Even though the bill failed, many view it as a warning. With that in mind, RASTA has begun to discuss ways of cleaning up the image of off-piste enthusiasts and policing themselves.
“We’ve lost the public relations battle,” Blackman says. “Other users of backcountry land are assumed to be virtuous―hikers are wonderful stewards of the environment, [while] skiers are dirtbag criminals. We need somebody to change that.”
Amy Kelsey, Executive Director of the Catamount Trail Association, points to the lists of standards ranging from the Snowsports Industry of America’s Backcountry Code to the Vermont Trail Ethic from the Vermont Trails and Greenways Council. The Catamount Trail Association encourages users to practice Leave-No-Trace and to respect private landowners.
“I think a lot of the basic elements are already there,” she says. “We just need to find a way to share them in a unified way with a broad audience.”

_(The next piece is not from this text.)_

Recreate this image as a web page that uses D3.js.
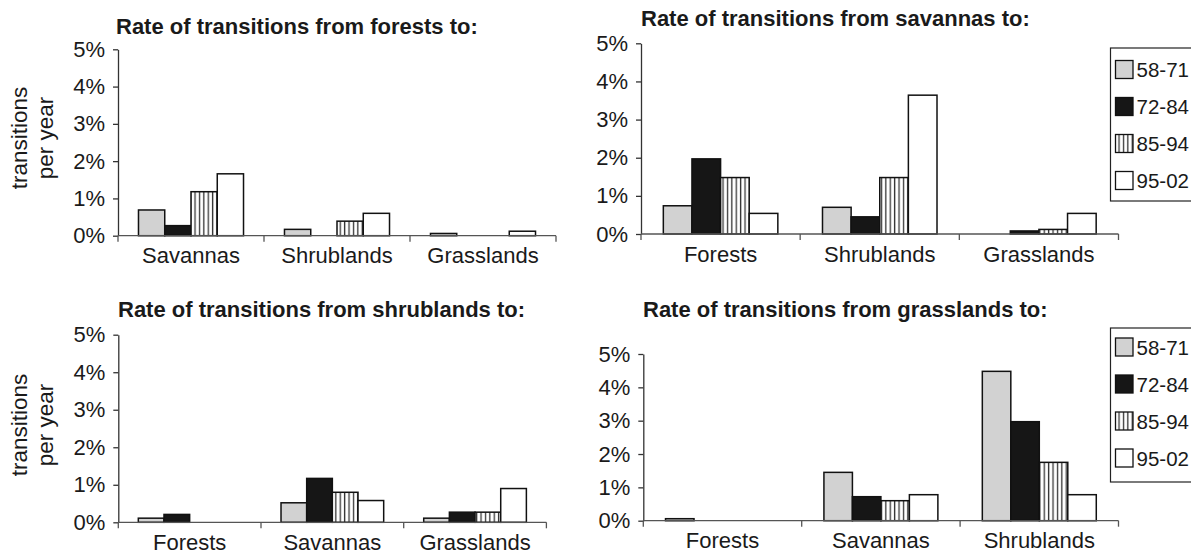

Some are advocating for a backcountry skiers advocacy group that would act as a unified representative body. Jason Duquette-Hoffman, co-founder and owner of Vermont-based ski company Worth Skis, says a dialogue between policymakers and the trail users is necessary.
“What I hear from people that have access to policy development is that they don’t understand what we need and they don’t understand how to translate it into policies that make sense on a statewide basis. What we really need to do is help them. This (meeting) gives them a sense of who we are, but we really need to step up and give them that advisory capacity.”
Mendell says the solution is a little more basic.
“Everyone needs to step up and communicate what we all do,” he says. “We love what we do and that communication is key. Do we want to keep it in our back pocket or do we want to share it with someone? It’s not a secret, it’s all about the fun.”